___ INFORMATION SUPPLIED ___
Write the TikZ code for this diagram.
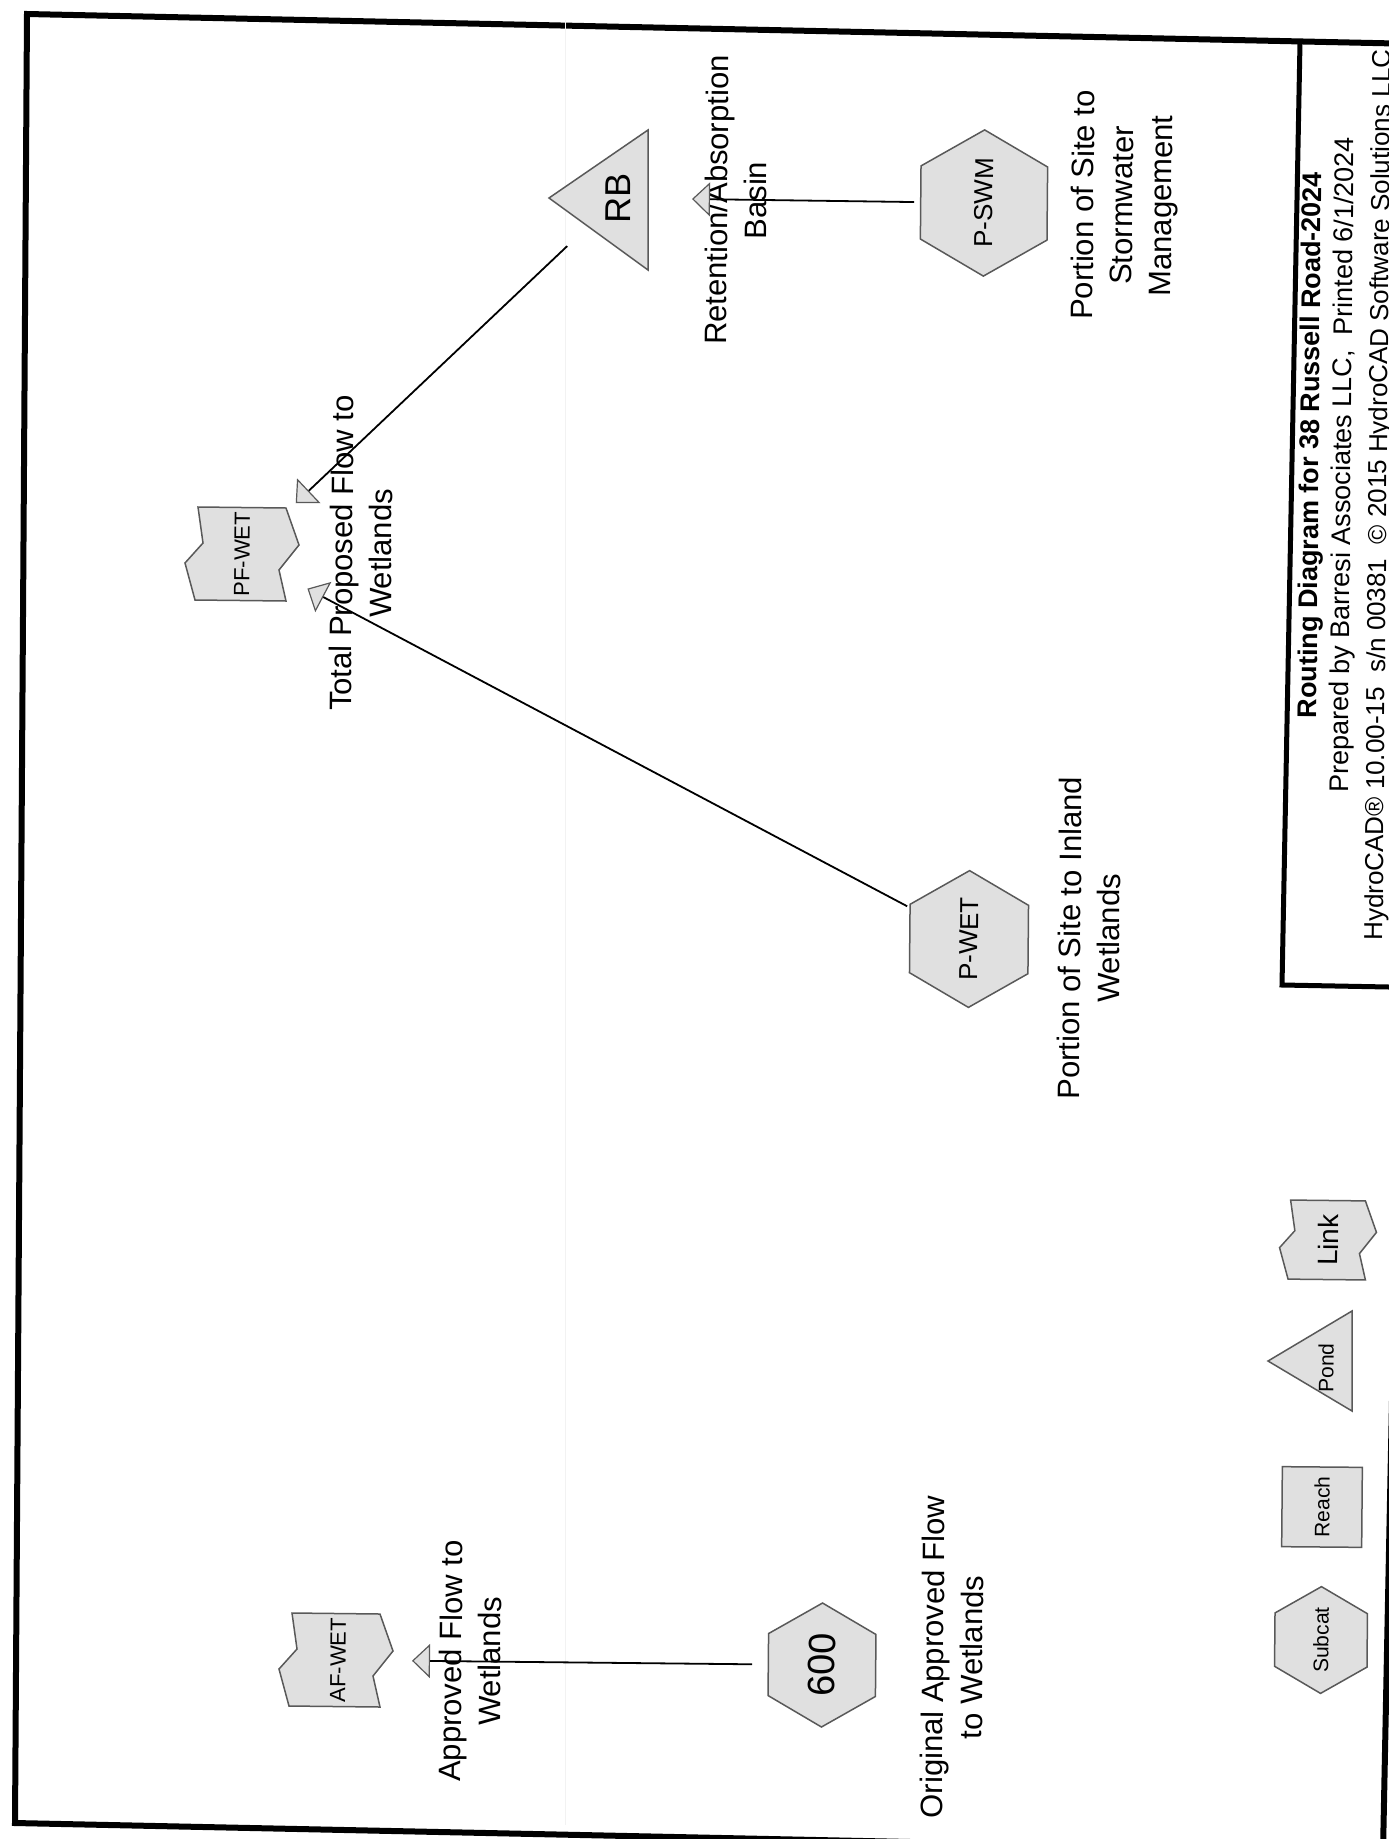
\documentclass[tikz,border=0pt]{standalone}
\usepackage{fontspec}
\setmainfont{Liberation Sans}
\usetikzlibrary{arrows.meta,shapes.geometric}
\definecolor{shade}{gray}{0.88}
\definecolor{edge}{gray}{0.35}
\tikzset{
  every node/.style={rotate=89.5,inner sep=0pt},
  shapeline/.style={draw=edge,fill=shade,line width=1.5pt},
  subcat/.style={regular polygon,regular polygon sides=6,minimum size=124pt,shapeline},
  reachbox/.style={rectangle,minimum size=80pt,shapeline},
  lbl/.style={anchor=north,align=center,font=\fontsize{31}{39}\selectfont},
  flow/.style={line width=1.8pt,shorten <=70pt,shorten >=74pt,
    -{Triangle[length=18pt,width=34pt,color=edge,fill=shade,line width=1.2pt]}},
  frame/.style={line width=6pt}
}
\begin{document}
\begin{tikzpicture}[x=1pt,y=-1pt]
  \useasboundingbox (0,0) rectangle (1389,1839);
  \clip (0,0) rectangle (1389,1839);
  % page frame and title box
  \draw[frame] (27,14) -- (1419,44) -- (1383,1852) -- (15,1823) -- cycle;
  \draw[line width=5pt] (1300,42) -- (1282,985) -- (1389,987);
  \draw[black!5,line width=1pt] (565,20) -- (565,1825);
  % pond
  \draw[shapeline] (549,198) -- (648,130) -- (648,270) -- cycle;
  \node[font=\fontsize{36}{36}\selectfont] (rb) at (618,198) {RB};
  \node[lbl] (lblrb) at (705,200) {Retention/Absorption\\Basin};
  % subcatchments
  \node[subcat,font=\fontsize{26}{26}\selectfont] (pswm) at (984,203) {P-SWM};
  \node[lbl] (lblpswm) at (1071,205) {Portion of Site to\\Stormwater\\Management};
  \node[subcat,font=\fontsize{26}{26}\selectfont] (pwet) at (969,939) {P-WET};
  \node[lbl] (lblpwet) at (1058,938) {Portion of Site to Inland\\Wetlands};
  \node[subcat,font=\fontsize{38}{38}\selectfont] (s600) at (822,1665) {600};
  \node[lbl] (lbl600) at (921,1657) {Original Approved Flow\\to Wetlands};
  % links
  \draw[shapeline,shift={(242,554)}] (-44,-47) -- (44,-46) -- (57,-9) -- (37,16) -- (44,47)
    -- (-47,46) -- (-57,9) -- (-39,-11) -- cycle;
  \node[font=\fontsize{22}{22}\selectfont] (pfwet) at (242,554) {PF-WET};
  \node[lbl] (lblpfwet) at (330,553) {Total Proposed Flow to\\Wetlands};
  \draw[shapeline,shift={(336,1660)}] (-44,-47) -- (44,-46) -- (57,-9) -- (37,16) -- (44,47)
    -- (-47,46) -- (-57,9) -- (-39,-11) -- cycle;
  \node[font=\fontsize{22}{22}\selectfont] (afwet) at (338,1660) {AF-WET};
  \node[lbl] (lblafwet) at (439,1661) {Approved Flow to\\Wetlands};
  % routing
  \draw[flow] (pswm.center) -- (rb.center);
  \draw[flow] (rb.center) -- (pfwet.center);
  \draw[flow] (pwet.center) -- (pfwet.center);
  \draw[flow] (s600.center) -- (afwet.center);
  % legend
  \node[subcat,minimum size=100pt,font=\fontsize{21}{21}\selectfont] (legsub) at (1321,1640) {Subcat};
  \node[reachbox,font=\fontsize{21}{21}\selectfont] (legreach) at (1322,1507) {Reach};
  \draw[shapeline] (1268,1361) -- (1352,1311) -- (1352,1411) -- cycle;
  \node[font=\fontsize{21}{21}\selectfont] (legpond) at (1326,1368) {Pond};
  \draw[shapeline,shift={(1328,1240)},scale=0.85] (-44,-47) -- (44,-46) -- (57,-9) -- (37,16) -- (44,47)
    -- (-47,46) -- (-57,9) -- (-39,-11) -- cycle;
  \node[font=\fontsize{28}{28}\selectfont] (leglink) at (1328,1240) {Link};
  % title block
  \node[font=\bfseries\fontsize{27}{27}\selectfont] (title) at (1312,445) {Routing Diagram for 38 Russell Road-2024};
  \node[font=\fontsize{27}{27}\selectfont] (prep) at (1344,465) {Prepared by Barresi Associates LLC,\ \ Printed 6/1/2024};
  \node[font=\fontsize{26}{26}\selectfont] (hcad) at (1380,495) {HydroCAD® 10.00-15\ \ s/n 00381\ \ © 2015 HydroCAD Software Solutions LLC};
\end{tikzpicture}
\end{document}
___
> **DIRECTIONS FOR THIS TASK**:
Copy all the lines of data exactly as they appear, dropping any images.

> **RESULT OF THIS TASK**:
Write the TikZ code for this diagram.
\documentclass[tikz,border=0pt]{standalone}
\usepackage{fontspec}
\setmainfont{Liberation Sans}
\usetikzlibrary{arrows.meta,shapes.geometric}
\definecolor{shade}{gray}{0.88}
\definecolor{edge}{gray}{0.35}
\tikzset{
  every node/.style={rotate=89.5,inner sep=0pt},
  shapeline/.style={draw=edge,fill=shade,line width=1.5pt},
  subcat/.style={regular polygon,regular polygon sides=6,minimum size=124pt,shapeline},
  reachbox/.style={rectangle,minimum size=80pt,shapeline},
  lbl/.style={anchor=north,align=center,font=\fontsize{31}{39}\selectfont},
  flow/.style={line width=1.8pt,shorten <=70pt,shorten >=74pt,
    -{Triangle[length=18pt,width=34pt,color=edge,fill=shade,line width=1.2pt]}},
  frame/.style={line width=6pt}
}
\begin{document}
\begin{tikzpicture}[x=1pt,y=-1pt]
  \useasboundingbox (0,0) rectangle (1389,1839);
  \clip (0,0) rectangle (1389,1839);
  % page frame and title box
  \draw[frame] (27,14) -- (1419,44) -- (1383,1852) -- (15,1823) -- cycle;
  \draw[line width=5pt] (1300,42) -- (1282,985) -- (1389,987);
  \draw[black!5,line width=1pt] (565,20) -- (565,1825);
  % pond
  \draw[shapeline] (549,198) -- (648,130) -- (648,270) -- cycle;
  \node[font=\fontsize{36}{36}\selectfont] (rb) at (618,198) {RB};
  \node[lbl] (lblrb) at (705,200) {Retention/Absorption\\Basin};
  % subcatchments
  \node[subcat,font=\fontsize{26}{26}\selectfont] (pswm) at (984,203) {P-SWM};
  \node[lbl] (lblpswm) at (1071,205) {Portion of Site to\\Stormwater\\Management};
  \node[subcat,font=\fontsize{26}{26}\selectfont] (pwet) at (969,939) {P-WET};
  \node[lbl] (lblpwet) at (1058,938) {Portion of Site to Inland\\Wetlands};
  \node[subcat,font=\fontsize{38}{38}\selectfont] (s600) at (822,1665) {600};
  \node[lbl] (lbl600) at (921,1657) {Original Approved Flow\\to Wetlands};
  % links
  \draw[shapeline,shift={(242,554)}] (-44,-47) -- (44,-46) -- (57,-9) -- (37,16) -- (44,47)
    -- (-47,46) -- (-57,9) -- (-39,-11) -- cycle;
  \node[font=\fontsize{22}{22}\selectfont] (pfwet) at (242,554) {PF-WET};
  \node[lbl] (lblpfwet) at (330,553) {Total Proposed Flow to\\Wetlands};
  \draw[shapeline,shift={(336,1660)}] (-44,-47) -- (44,-46) -- (57,-9) -- (37,16) -- (44,47)
    -- (-47,46) -- (-57,9) -- (-39,-11) -- cycle;
  \node[font=\fontsize{22}{22}\selectfont] (afwet) at (338,1660) {AF-WET};
  \node[lbl] (lblafwet) at (439,1661) {Approved Flow to\\Wetlands};
  % routing
  \draw[flow] (pswm.center) -- (rb.center);
  \draw[flow] (rb.center) -- (pfwet.center);
  \draw[flow] (pwet.center) -- (pfwet.center);
  \draw[flow] (s600.center) -- (afwet.center);
  % legend
  \node[subcat,minimum size=100pt,font=\fontsize{21}{21}\selectfont] (legsub) at (1321,1640) {Subcat};
  \node[reachbox,font=\fontsize{21}{21}\selectfont] (legreach) at (1322,1507) {Reach};
  \draw[shapeline] (1268,1361) -- (1352,1311) -- (1352,1411) -- cycle;
  \node[font=\fontsize{21}{21}\selectfont] (legpond) at (1326,1368) {Pond};
  \draw[shapeline,shift={(1328,1240)},scale=0.85] (-44,-47) -- (44,-46) -- (57,-9) -- (37,16) -- (44,47)
    -- (-47,46) -- (-57,9) -- (-39,-11) -- cycle;
  \node[font=\fontsize{28}{28}\selectfont] (leglink) at (1328,1240) {Link};
  % title block
  \node[font=\bfseries\fontsize{27}{27}\selectfont] (title) at (1312,445) {Routing Diagram for 38 Russell Road-2024};
  \node[font=\fontsize{27}{27}\selectfont] (prep) at (1344,465) {Prepared by Barresi Associates LLC,\ \ Printed 6/1/2024};
  \node[font=\fontsize{26}{26}\selectfont] (hcad) at (1380,495) {HydroCAD® 10.00-15\ \ s/n 00381\ \ © 2015 HydroCAD Software Solutions LLC};
\end{tikzpicture}
\end{document}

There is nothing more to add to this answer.